--- Short problem ---
Return each line of the data below verbatim; pictures are to be left out.

▶

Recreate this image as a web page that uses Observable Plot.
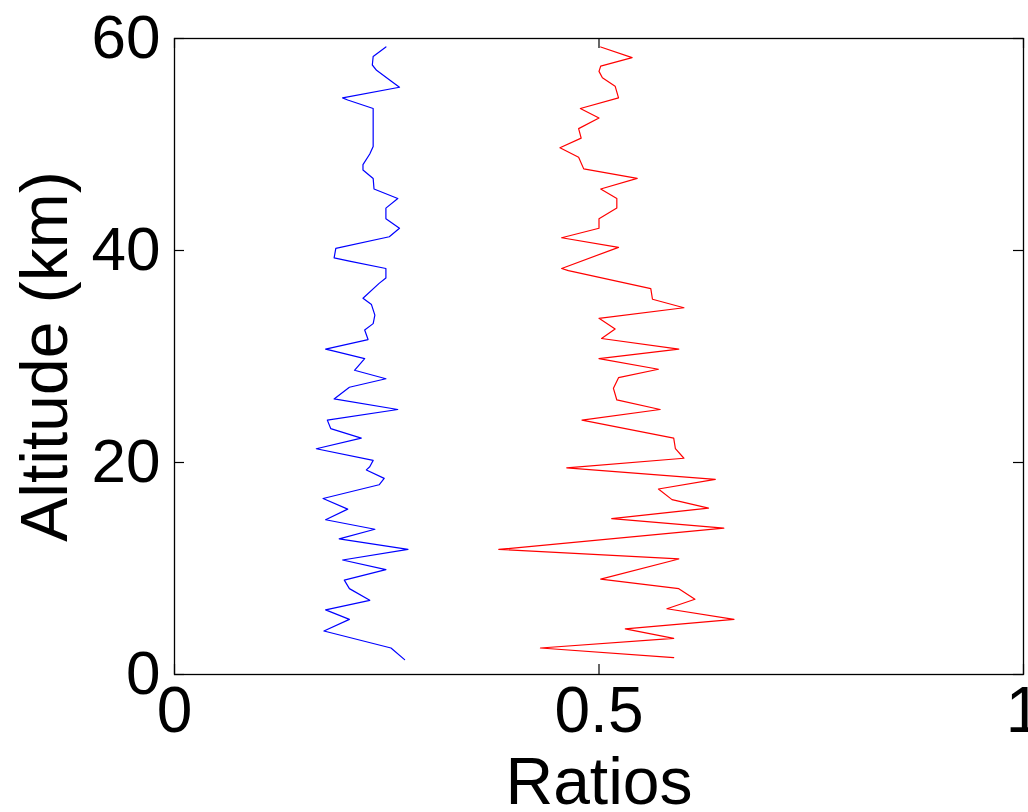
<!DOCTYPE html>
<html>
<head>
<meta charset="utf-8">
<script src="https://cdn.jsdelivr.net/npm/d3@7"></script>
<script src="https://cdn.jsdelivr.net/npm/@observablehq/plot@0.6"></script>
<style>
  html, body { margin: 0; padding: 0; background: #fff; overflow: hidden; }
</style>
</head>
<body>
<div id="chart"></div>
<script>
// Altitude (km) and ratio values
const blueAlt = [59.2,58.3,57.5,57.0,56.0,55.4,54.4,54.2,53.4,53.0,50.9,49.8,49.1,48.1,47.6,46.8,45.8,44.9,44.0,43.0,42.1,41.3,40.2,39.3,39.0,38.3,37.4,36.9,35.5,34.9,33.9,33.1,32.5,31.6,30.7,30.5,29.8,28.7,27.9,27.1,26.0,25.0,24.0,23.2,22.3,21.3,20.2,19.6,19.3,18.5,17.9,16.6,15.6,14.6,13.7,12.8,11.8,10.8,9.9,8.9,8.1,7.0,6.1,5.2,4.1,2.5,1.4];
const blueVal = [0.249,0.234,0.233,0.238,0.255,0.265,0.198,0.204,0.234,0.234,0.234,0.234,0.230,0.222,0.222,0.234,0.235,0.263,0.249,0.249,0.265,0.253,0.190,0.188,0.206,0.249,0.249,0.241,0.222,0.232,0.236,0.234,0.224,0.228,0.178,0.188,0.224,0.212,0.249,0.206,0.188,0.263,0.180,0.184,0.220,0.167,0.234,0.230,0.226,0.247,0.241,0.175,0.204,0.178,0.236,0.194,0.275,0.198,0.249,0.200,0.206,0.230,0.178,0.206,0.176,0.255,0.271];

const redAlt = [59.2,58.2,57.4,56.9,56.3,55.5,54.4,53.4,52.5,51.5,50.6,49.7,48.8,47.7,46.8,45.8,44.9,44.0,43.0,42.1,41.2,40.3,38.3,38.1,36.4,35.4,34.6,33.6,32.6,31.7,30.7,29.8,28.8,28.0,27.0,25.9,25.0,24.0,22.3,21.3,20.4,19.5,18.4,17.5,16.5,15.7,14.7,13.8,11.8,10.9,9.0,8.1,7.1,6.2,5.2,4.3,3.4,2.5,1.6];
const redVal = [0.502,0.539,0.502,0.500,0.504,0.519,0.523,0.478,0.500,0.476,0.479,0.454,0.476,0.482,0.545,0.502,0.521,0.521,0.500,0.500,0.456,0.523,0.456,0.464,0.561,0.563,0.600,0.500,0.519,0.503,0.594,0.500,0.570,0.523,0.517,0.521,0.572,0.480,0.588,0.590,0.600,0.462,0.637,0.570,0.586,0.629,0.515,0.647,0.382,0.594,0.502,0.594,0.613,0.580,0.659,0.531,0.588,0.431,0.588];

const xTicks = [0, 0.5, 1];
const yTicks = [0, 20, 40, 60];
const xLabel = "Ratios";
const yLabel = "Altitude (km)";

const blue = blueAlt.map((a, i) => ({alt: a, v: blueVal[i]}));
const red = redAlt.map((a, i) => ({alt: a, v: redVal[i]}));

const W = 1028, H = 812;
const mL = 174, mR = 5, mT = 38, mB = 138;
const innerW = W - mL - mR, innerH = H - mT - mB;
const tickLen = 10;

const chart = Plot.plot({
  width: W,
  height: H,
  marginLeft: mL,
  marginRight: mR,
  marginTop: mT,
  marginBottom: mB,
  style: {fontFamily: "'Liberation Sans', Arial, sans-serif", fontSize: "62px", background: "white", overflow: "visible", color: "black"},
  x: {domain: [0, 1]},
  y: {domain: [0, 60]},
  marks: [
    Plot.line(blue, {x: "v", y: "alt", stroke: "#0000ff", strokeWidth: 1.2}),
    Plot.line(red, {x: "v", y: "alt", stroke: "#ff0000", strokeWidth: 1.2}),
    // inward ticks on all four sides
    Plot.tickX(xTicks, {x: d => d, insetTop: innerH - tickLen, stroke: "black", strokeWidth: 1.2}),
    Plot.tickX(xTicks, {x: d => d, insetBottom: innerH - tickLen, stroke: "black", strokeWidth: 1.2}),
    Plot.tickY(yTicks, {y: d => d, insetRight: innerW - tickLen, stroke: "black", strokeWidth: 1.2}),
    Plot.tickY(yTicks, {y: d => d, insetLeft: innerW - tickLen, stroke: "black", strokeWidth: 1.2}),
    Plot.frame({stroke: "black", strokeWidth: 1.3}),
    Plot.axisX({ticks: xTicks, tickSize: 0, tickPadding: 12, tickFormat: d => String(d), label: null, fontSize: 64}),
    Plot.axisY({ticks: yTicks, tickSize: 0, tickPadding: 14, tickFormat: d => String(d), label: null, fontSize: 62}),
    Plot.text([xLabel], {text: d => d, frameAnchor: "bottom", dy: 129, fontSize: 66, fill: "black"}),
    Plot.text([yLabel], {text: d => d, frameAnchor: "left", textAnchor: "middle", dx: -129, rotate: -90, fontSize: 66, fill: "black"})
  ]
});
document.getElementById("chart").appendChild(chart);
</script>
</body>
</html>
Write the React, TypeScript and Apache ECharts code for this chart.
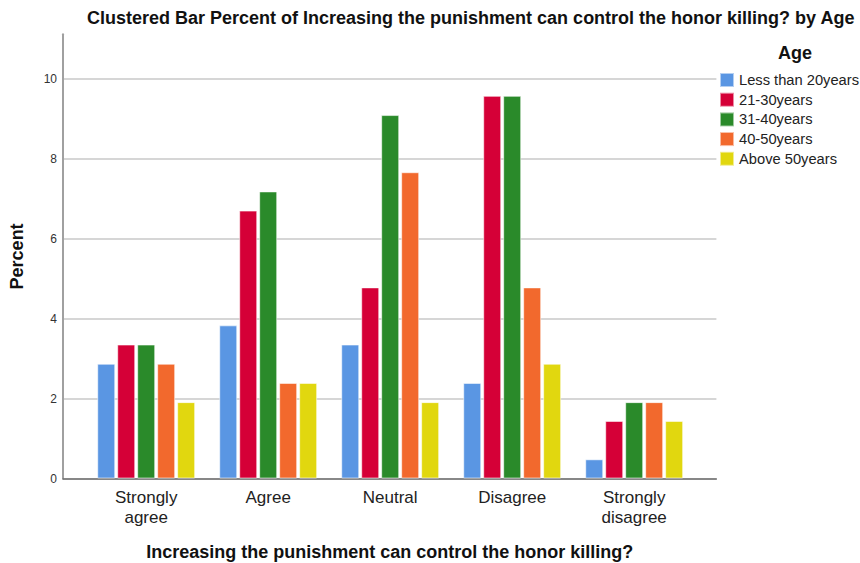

◀

--- Result of the task ---
Recreate this image as a web page that uses Observable Plot.
<!DOCTYPE html>
<html>
<head>
<meta charset="utf-8">
<script src="https://cdn.jsdelivr.net/npm/d3@7"></script>
<script src="https://cdn.jsdelivr.net/npm/@observablehq/plot@0.6"></script>
<style>
  html, body { margin: 0; padding: 0; background: #fff; overflow: hidden; }
</style>
</head>
<body>
<div id="chart"></div>
<script>
// Altitude (km) and ratio values
const blueAlt = [59.2,58.3,57.5,57.0,56.0,55.4,54.4,54.2,53.4,53.0,50.9,49.8,49.1,48.1,47.6,46.8,45.8,44.9,44.0,43.0,42.1,41.3,40.2,39.3,39.0,38.3,37.4,36.9,35.5,34.9,33.9,33.1,32.5,31.6,30.7,30.5,29.8,28.7,27.9,27.1,26.0,25.0,24.0,23.2,22.3,21.3,20.2,19.6,19.3,18.5,17.9,16.6,15.6,14.6,13.7,12.8,11.8,10.8,9.9,8.9,8.1,7.0,6.1,5.2,4.1,2.5,1.4];
const blueVal = [0.249,0.234,0.233,0.238,0.255,0.265,0.198,0.204,0.234,0.234,0.234,0.234,0.230,0.222,0.222,0.234,0.235,0.263,0.249,0.249,0.265,0.253,0.190,0.188,0.206,0.249,0.249,0.241,0.222,0.232,0.236,0.234,0.224,0.228,0.178,0.188,0.224,0.212,0.249,0.206,0.188,0.263,0.180,0.184,0.220,0.167,0.234,0.230,0.226,0.247,0.241,0.175,0.204,0.178,0.236,0.194,0.275,0.198,0.249,0.200,0.206,0.230,0.178,0.206,0.176,0.255,0.271];

const redAlt = [59.2,58.2,57.4,56.9,56.3,55.5,54.4,53.4,52.5,51.5,50.6,49.7,48.8,47.7,46.8,45.8,44.9,44.0,43.0,42.1,41.2,40.3,38.3,38.1,36.4,35.4,34.6,33.6,32.6,31.7,30.7,29.8,28.8,28.0,27.0,25.9,25.0,24.0,22.3,21.3,20.4,19.5,18.4,17.5,16.5,15.7,14.7,13.8,11.8,10.9,9.0,8.1,7.1,6.2,5.2,4.3,3.4,2.5,1.6];
const redVal = [0.502,0.539,0.502,0.500,0.504,0.519,0.523,0.478,0.500,0.476,0.479,0.454,0.476,0.482,0.545,0.502,0.521,0.521,0.500,0.500,0.456,0.523,0.456,0.464,0.561,0.563,0.600,0.500,0.519,0.503,0.594,0.500,0.570,0.523,0.517,0.521,0.572,0.480,0.588,0.590,0.600,0.462,0.637,0.570,0.586,0.629,0.515,0.647,0.382,0.594,0.502,0.594,0.613,0.580,0.659,0.531,0.588,0.431,0.588];

const xTicks = [0, 0.5, 1];
const yTicks = [0, 20, 40, 60];
const xLabel = "Ratios";
const yLabel = "Altitude (km)";

const blue = blueAlt.map((a, i) => ({alt: a, v: blueVal[i]}));
const red = redAlt.map((a, i) => ({alt: a, v: redVal[i]}));

const W = 1028, H = 812;
const mL = 174, mR = 5, mT = 38, mB = 138;
const innerW = W - mL - mR, innerH = H - mT - mB;
const tickLen = 10;

const chart = Plot.plot({
  width: W,
  height: H,
  marginLeft: mL,
  marginRight: mR,
  marginTop: mT,
  marginBottom: mB,
  style: {fontFamily: "'Liberation Sans', Arial, sans-serif", fontSize: "62px", background: "white", overflow: "visible", color: "black"},
  x: {domain: [0, 1]},
  y: {domain: [0, 60]},
  marks: [
    Plot.line(blue, {x: "v", y: "alt", stroke: "#0000ff", strokeWidth: 1.2}),
    Plot.line(red, {x: "v", y: "alt", stroke: "#ff0000", strokeWidth: 1.2}),
    // inward ticks on all four sides
    Plot.tickX(xTicks, {x: d => d, insetTop: innerH - tickLen, stroke: "black", strokeWidth: 1.2}),
    Plot.tickX(xTicks, {x: d => d, insetBottom: innerH - tickLen, stroke: "black", strokeWidth: 1.2}),
    Plot.tickY(yTicks, {y: d => d, insetRight: innerW - tickLen, stroke: "black", strokeWidth: 1.2}),
    Plot.tickY(yTicks, {y: d => d, insetLeft: innerW - tickLen, stroke: "black", strokeWidth: 1.2}),
    Plot.frame({stroke: "black", strokeWidth: 1.3}),
    Plot.axisX({ticks: xTicks, tickSize: 0, tickPadding: 12, tickFormat: d => String(d), label: null, fontSize: 64}),
    Plot.axisY({ticks: yTicks, tickSize: 0, tickPadding: 14, tickFormat: d => String(d), label: null, fontSize: 62}),
    Plot.text([xLabel], {text: d => d, frameAnchor: "bottom", dy: 129, fontSize: 66, fill: "black"}),
    Plot.text([yLabel], {text: d => d, frameAnchor: "left", textAnchor: "middle", dx: -129, rotate: -90, fontSize: 66, fill: "black"})
  ]
});
document.getElementById("chart").appendChild(chart);
</script>
</body>
</html>
Write the React, TypeScript and Apache ECharts code for this chart.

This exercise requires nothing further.